News Room - Steel Industry

Posted on 18 May 2021

Shagang cuts steel scrap buying prices by $8/t

ABSTRACT

For the first time this month, China’s largest electric-arc-furnace steel mill, Shagang Group (Shagang), has cut its steel scrap procurement prices, clipping these by Yuan 50/tonne ($7.8/t) for all deliveries effective from May 16. Market sources said the mill’s decision to pare its buying prices reflects the recent softening of domestic steel prices and the improvement in the volumes of scrap being delivered to mills.

 

The price cut is its first after Shagang had hiked its buying prices by a total of Yuan 650/t after entering May, Mysteel Global notes. With the latest price adjustment, the steelmaker is now paying Yuan 4,140-4,200/t for domestically-sourced HMS 80:20 scrap including the delivery and the 13% VAT.

“After the previous surge in prices, it’s not surprising the market should take a breather,” a Shanghai-based market watcher commented. “Also, the decline is a reaction to the declines in domestic steel prices,” she added.

As of May 14, China’s national average price of HRB400E 20mm dia rebar, for example, had edged down for two successive working days by a total of Yuan 248/t to settle at Yuan 6,100/t and including the VAT, Mysteel’s data shows.

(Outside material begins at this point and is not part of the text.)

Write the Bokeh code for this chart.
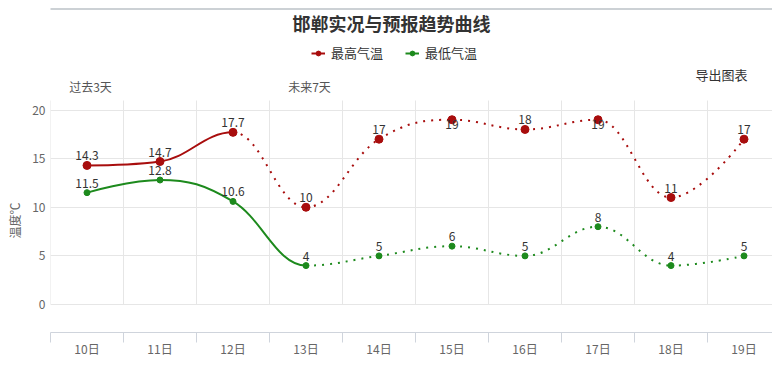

Another factor supporting Shagang’s decision to cut on its scrap price is the uptick in volumes of scrap being delivered to its steelworks recently. According to Mysteel’s latest survey, as of May 16 the average of scrap being delivered to its Zhangjiagang steelworks in East China’s Jiangsu province had grown by 14.8% on day to 33,492 tonnes that day – which was also higher by 94.7% from the daily average during the prior week.

Shagang’s price cut was immediately reflected in the spot steel scrap market in Zhangjiagang where the price of 6-8mm common-grade carbon steel scrap fell by Yuan 150/t from last Friday to reach Yuan 3,490/t excluding the 13% VAT as of May 17.

However, Shagang’s latest scrap price cut has not triggered too much panic among the scrap traders, as they remain optimistic about the domestic steelmakers’ near-term demand for feeds. “The downward adjustment in scrap prices has not dampened the steel mills’ sentiment too much,” a scrap trader in East China’s Zhejiang province explained. “The healthy profit margins they continue to enjoy will encourage them to keep producing.” Mysteel Global was told.